During the night whenever the train stopped Upadhyayaji would immediately jump up, stand guard at the door and direct would-be entrants to go further up. At one particular station, however, two young men peeped in and seeing the compartment sparsely occupied, insisted first politely, and then aggressively, to be allowed in. Upadhyayaji resisted as long as he dared and then reluctantly allowed the men to enter, whereupon one sat down on Upadhyayaji’s berth, while the other tried to find place on the berth where Jawaharlal was stretched out. This was too much for Upadhyayaji who burst out, almost ordering the second man not to sit on that berth. Naturally with all this commotion, Jawaharlal woke up and enquired the reason for the row which I explained to him.

By this time the young men, obviously students, discovered who the person was with whom they were insisting on sharing a seat; at the same time the train started moving from the station. It was a sight indeed to see the two youngsters simultaneously trying to touch Jawaharlal’s feet, offer apologies and to jump out of the moving train.

Jawaharlal saved them from unintentional suicide by insisting that one of them sit beside him and enquiring from both very kindly about their studies and future plans. When Jawaharlal once again dropped off to sleep, the two young men stood reverently with hands folded gazing at Nehru’s recumbent form while Upadhyayaji with great satisfaction and in an almost venomous whisper said, “I told you not to enter, now stand there all night. This serves you right.”

I shall pick out just one more instance from the many memories of pre-independence days.

This was again at Anand Bhavan where I had gone to see Jawaharlal in connection with some programme and found him talking to Lal Bahadur Shastri. Hari, Jawaharlal’s personal attendant, came in and announced that a boy was outside insisting on seeing Nehru but refusing to disclose the reason why. Jawaharlal asked Lal Bahadurji to look into it and as I also walked out at the same time I witnessed his meeting with the young man.
At first he would not tell Lal Bahadur why he wanted to see Nehru but was obviously very excited and nervous. Finally on being pressed, he said, “I wanted to hand this over to Jawaharlalji” and thrust into Lal Bahadur’s hands a round object wrapped up in a newspaper. It was so heavy that Lal Bahadurji had to hold it with both hands.

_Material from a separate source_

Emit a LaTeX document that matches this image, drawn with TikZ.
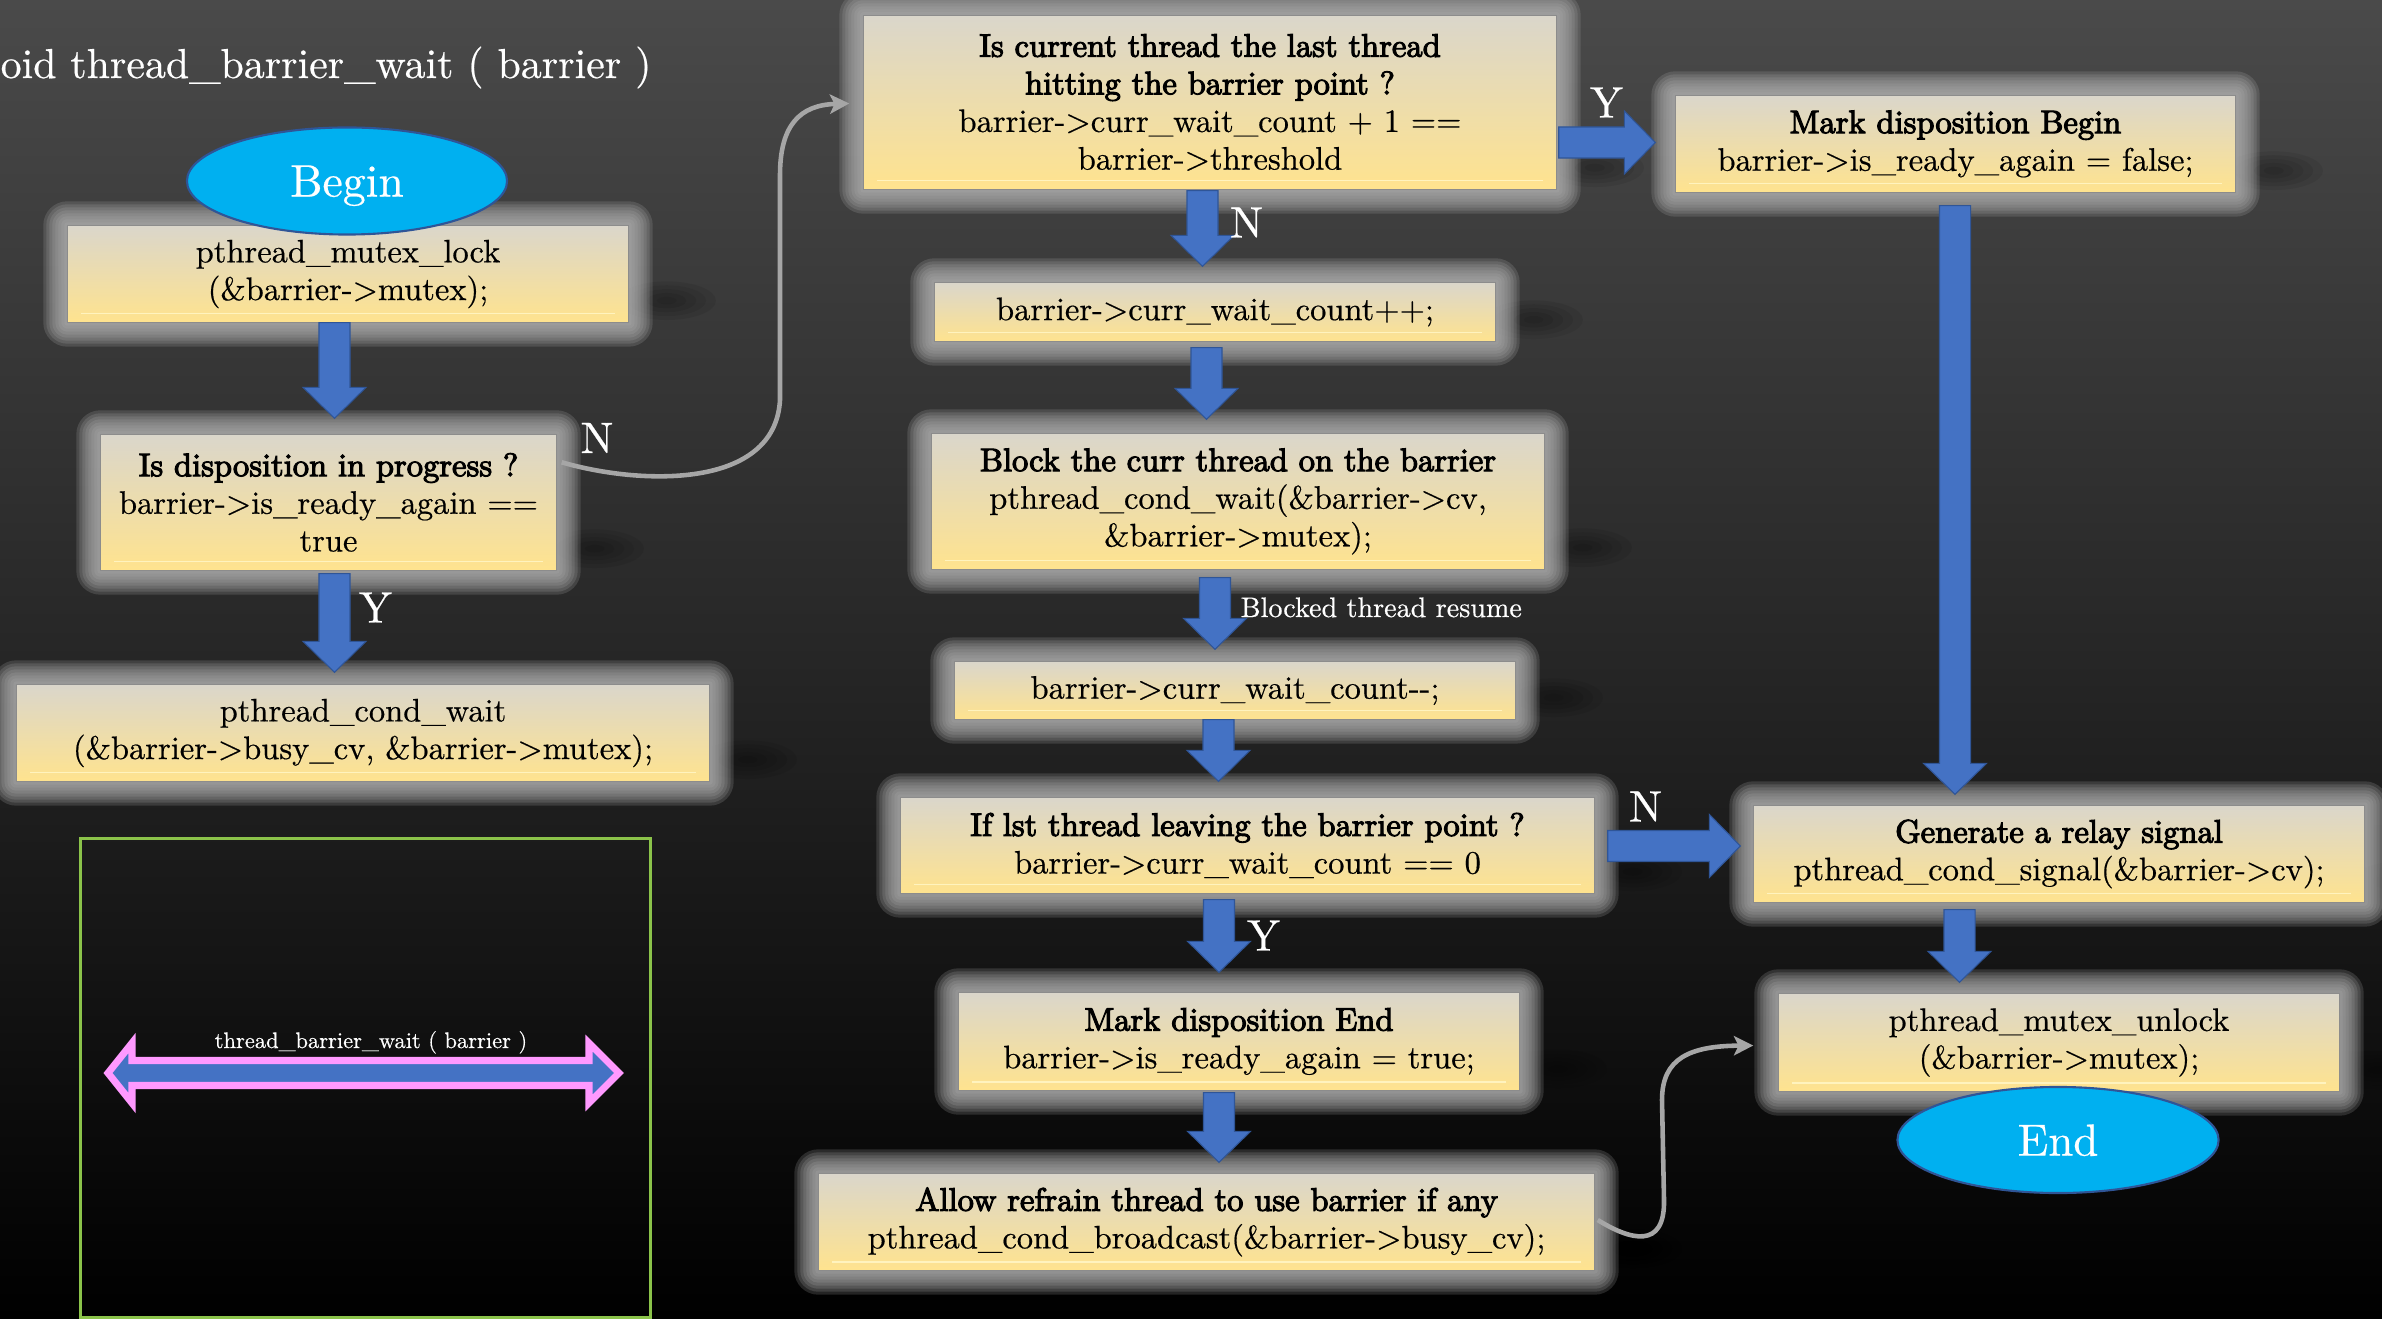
\documentclass[tikz,border=0pt]{standalone}
\usepackage{fontspec}
\usetikzlibrary{calc,shapes.geometric,arrows.meta}
\setmainfont{lmroman10-regular.otf}[FakeBold=0.5]
\newfontfamily\hd{lmroman10-regular.otf}[FakeBold=3.3]

\definecolor{bgtop}{HTML}{4A4A4A}
\definecolor{bgmid}{HTML}{262626}
\definecolor{bgbot}{HTML}{000000}
\definecolor{boxtop}{HTML}{DAD6CB}
\definecolor{boxbot}{HTML}{FFE38E}
\definecolor{boxedge}{HTML}{8C8C8C}
\definecolor{glowc}{HTML}{B0B0B0}
\definecolor{arrowblue}{HTML}{4472C4}
\definecolor{arrowedge}{HTML}{2F5597}
\definecolor{ovalfill}{HTML}{00B0F0}
\definecolor{ovaledge}{HTML}{2F5597}
\definecolor{curvegrey}{HTML}{A6A6A6}
\definecolor{framegreen}{HTML}{8BC34A}
\definecolor{pinkedge}{HTML}{FF99FF}
\definecolor{hiline}{HTML}{FFF3BE}

\pgfdeclarelayer{bg}
\pgfdeclarelayer{glow}
\pgfdeclarelayer{boxfill}
\pgfsetlayers{bg,glow,boxfill,main}

% block arrow geometry: shaft half width, head half width, head length
\def\bsw{4.41pt}\def\bhw{8.96pt}\def\bhl{8.8pt}

\newcommand\boxfont{\fontsize{9.25}{10.7}\selectfont}

\tikzset{
  procbox/.style={inner sep=0pt, align=center, font=\boxfont, text=black},
  boxshade/.style={top color=boxtop, bottom color=boxbot, draw=boxedge, line width=0.35pt},
  hilite/.style={draw=hiline, line width=0.45pt},
  blk/.style={fill=arrowblue, draw=arrowedge, line width=0.3pt, line join=miter},
  lbl/.style={text=white, inner sep=0pt, font=\fontsize{12.5}{14}\selectfont},
  startend/.style={ellipse, fill=ovalfill, draw=ovaledge, line width=0.6pt, text=white,
    inner sep=0pt, text depth=0pt, font=\fontsize{13}{15}\selectfont},
  curvec/.style={draw=curvegrey, line width=1.3pt, -{Stealth[length=5.5pt, width=5.5pt, inset=1.3pt]}},
}

% glow, side shadow, shaded face and bottom highlight of a process box
\newcommand\boxdecor[1]{%
  \begin{pgfonlayer}{glow}
    \foreach \gs in {1,...,5}{
      \fill[black, opacity=0.07] ($(#1.south east)+(38,-22)$) ellipse [x radius={\gs*2.8pt}, y radius={\gs*1.1pt}];
    }
    \foreach \gr in {3,6,...,24}{
      \pgfmathsetmacro\rc{\gr*0.2845}
      \fill[glowc, opacity=0.2, rounded corners=\rc pt]
        ($(#1.south west)+(-\gr,\gr)$) rectangle ($(#1.north east)+(\gr,-\gr)$);
    }
  \end{pgfonlayer}
  \begin{pgfonlayer}{boxfill}
    \draw[boxshade] (#1.south west) rectangle (#1.north east);
    \draw[hilite] ($(#1.south west)+(14,-9)$) -- ($(#1.south east)+(-14,-9)$);
  \end{pgfonlayer}}

% process box from its corners: name, x1, y1, x2, y2, text
\newcommand\pbox[6]{%
  \node[procbox, minimum width={(#4-#2)*0.01cm}, minimum height={(#5-#3)*0.01cm}]
    (#1) at ({(#2+#4)/2},{(#3+#5)/2}) {#6};
  \boxdecor{#1}}

% downward block arrow: from node, to node, x, gap at start, gap at tip
\newcommand\blkdown[5]{%
  \path[blk] let \p1=(#1.south), \p2=(#2.north), \p3=(#3,#4), \p4=(0,#5) in
    (\x3-\bsw,\y1+\y3) -- (\x3+\bsw,\y1+\y3) -- (\x3+\bsw,\y2-\y4+\bhl)
    -- (\x3+\bhw,\y2-\y4+\bhl) -- (\x3,\y2-\y4) -- (\x3-\bhw,\y2-\y4+\bhl)
    -- (\x3-\bsw,\y2-\y4+\bhl) -- cycle;}

% rightward block arrow: from node, to node, y, gap at start, gap at tip
\newcommand\blkright[5]{%
  \path[blk] let \p1=(#1.east), \p2=(#2.west), \p3=(#4,#3), \p4=(#5,0) in
    (\x1+\x3,\y3-\bsw) -- (\x1+\x3,\y3+\bsw) -- (\x2-\x4-\bhl,\y3+\bsw)
    -- (\x2-\x4-\bhl,\y3+\bhw) -- (\x2-\x4,\y3) -- (\x2-\x4-\bhl,\y3-\bhw)
    -- (\x2-\x4-\bhl,\y3-\bsw) -- cycle;}

\begin{document}
\begin{tikzpicture}[x=0.01cm, y=-0.01cm]
\useasboundingbox (0,0) rectangle (2382,1319);
\begin{pgfonlayer}{bg}
  \shade[top color=bgtop, bottom color=bgbot, middle color=bgmid] (0,0) rectangle (2382,1319);
\end{pgfonlayer}

% title
\node[anchor=base west, inner sep=0pt, text=white, font=\fontsize{11.9}{14}\selectfont] (title) at (0,78)
  {oid thread\_barrier\_wait ( barrier )};

% left column
\pbox{b1}{68}{226}{628}{322}
  {pthread\_mutex\_lock\\(\&barrier->mutex);}
\pbox{b2}{101}{435}{556}{570}
  {\hd Is disposition in progress ?\\\rmfamily barrier->is\_ready\_again ==\\\rmfamily true}
\pbox{b3}{17}{685}{709}{781}
  {pthread\_cond\_wait\\(\&barrier->busy\_cv, \&barrier->mutex);}

% middle column
\pbox{b4}{864}{16}{1556}{189}
  {\hd Is current thread the last thread\\\hd hitting the barrier point ?\\\rmfamily barrier->curr\_wait\_count + 1 ==\\\rmfamily barrier->threshold}
\pbox{b6}{935}{283}{1495}{341}
  {barrier->curr\_wait\_count++;}
\pbox{b7}{932}{434}{1544}{569}
  {\hd Block the curr thread on the barrier\\\rmfamily pthread\_cond\_wait(\&barrier->cv,\\\rmfamily \&barrier->mutex);}
\pbox{b8}{955}{662}{1515}{719}
  {barrier->curr\_wait\_count-{}-;}
\pbox{b9}{901}{798}{1594}{893}
  {\hd If lst thread leaving the barrier point ?\\\rmfamily barrier->curr\_wait\_count == 0}
\pbox{b10}{959}{993}{1519}{1090}
  {\hd Mark disposition End\\\rmfamily barrier->is\_ready\_again = true;}
\pbox{b13}{819}{1174}{1594}{1270}
  {\hd Allow refrain thread to use barrier if any\\\rmfamily pthread\_cond\_broadcast(\&barrier->busy\_cv);}

% right column
\pbox{b5}{1676}{96}{2235}{192}
  {\hd Mark disposition Begin\\\rmfamily barrier->is\_ready\_again = false;}
\pbox{b11}{1754}{806}{2364}{902}
  {\hd Generate a relay signal\\\rmfamily pthread\_cond\_signal(\&barrier->cv);}
\pbox{b12}{1779}{994}{2339}{1091}
  {pthread\_mutex\_unlock\\(\&barrier->mutex);}

% terminals
\node[startend, minimum width=3.2cm, minimum height=1.07cm] (begin) at (347,181) {Begin};
\node[startend, minimum width=3.21cm, minimum height=1.06cm, font=\fontsize{12.8}{15}\selectfont] (end) at (2058,1140) {End};

% block arrows
\blkdown{b1}{b2}{334.5}{0}{16}
\blkdown{b2}{b3}{334.5}{3}{12}
\blkdown{b4}{b6}{1202.5}{1}{16}
\blkdown{b6}{b7}{1206.5}{6}{14}
\blkdown{b7}{b8}{1215}{8}{12}
\blkdown{b8}{b9}{1218.5}{0}{16}
\blkdown{b9}{b10}{1219}{6}{20}
\blkdown{b10}{b13}{1219}{2}{11}
\blkdown{b11}{b12}{1959.5}{7}{11}
\blkdown{b5}{b11}{1955}{13}{11}
\blkright{b4}{b5}{142.5}{2}{20}
\blkright{b9}{b11}{846}{13}{13}

% branch labels
\node[lbl] (n1) at (597,438) {N};
\node[lbl] (y1) at (375.5,607.5) {Y};
\node[lbl] (y2) at (1606.5,102.5) {Y};
\node[lbl] (n2) at (1246.5,222.5) {N};
\node[lbl] (n3) at (1645.5,806.5) {N};
\node[lbl] (y3) at (1263.5,935.5) {Y};
\node[anchor=base west, inner sep=0pt, text=white, font=\fontsize{8.0}{10}\selectfont] (resume) at (1240,617)
  {Blocked thread resume};

% curved connectors
\draw[curvec] ($(b2.north east)+(5,28)$) .. controls (640,485) and (775,490) .. (780,400)
  -- (780,175) .. controls (780,125) and (800,105) .. ($(b4.west)+(-14,1)$);
\draw[curvec] ($(b13.east)+(3,-2)$) .. controls (1630,1240) and (1665,1250) .. (1664,1200)
  -- (1662,1100) .. controls (1662,1058) and (1690,1046) .. ($(b12.west)+(-25,3)$);

% legend frame with the double arrow
\node[draw=framegreen, line width=0.85pt, inner sep=0pt, minimum width=5.69cm, minimum height=4.78cm] (frame) at (365.5,1078) {};
\draw[draw=pinkedge, fill=arrowblue, line width=2pt, miter limit=10]
  (108,1073) -- (132,1043) -- (132,1060.5) -- (589,1060.5) -- (589,1043) -- (619,1073)
  -- (589,1103) -- (589,1085.5) -- (132,1085.5) -- (132,1103) -- cycle;
\node[anchor=base, inner sep=0pt, text=white, font=\fontsize{6.4}{8}\selectfont] (dalbl) at (371,1048)
  {thread\_barrier\_wait ( barrier )};
\end{tikzpicture}
\end{document}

In the minds of both of us flashed the image of a bomb exploding in Nehru’s hands. Somehow Lal Bahadur managed not to drop the parcel. He sharply enquired, “What is it?”

“Open it and see,” said the young man. On unwrapping the newspaper, we found what looked like a stone football and a stone mortar. Completely baffled both Lal Bahadur and I stared at the young man trying to guess what these objects were.

By now he was calm enough to give us his explanation. It seemed that he had gone to the Alfred Park, had broken off the mace and the sceptre from the statue of Queen Victoria and brought them as an offering for Nehru.
With these objects in is hand, Lal Bahadurji went back to Jawaharlal’s office and told him the whole story. Jawaharlal’s first reaction was one of sharp annoyance.

“What a stupid thing to do,” he said. “Why on earth should he come to me with these objects? Why should I see him?” But both Lal Bahadur and I thought of the young man’s agitated face burning with the zeal to accomplish daring deeds, and of his disappointment if Nehru should not meet him. Almost simultaneously we both said: “He thought this was the finest thing he could do to express his patriotic and anti-imperialistic feelings. You cannot disappoint him by refusing to see him.”

Of course Nehru saw him after all, spoke to him very gently but firmly, appreciated his desire to free the motherland from British bondage but said in the end: “Don’t you realise this was a futile action? Would you like me to return these objects now to the Municipal Board which is supposed to be in charge of such property? Will you try in future to use your revolutionary fervour in more fruitful ways?”

The young man, slightly abashed, touched Nehru’s feet but when he walked out it was with a conscious glow on his face and a proud lift to his head.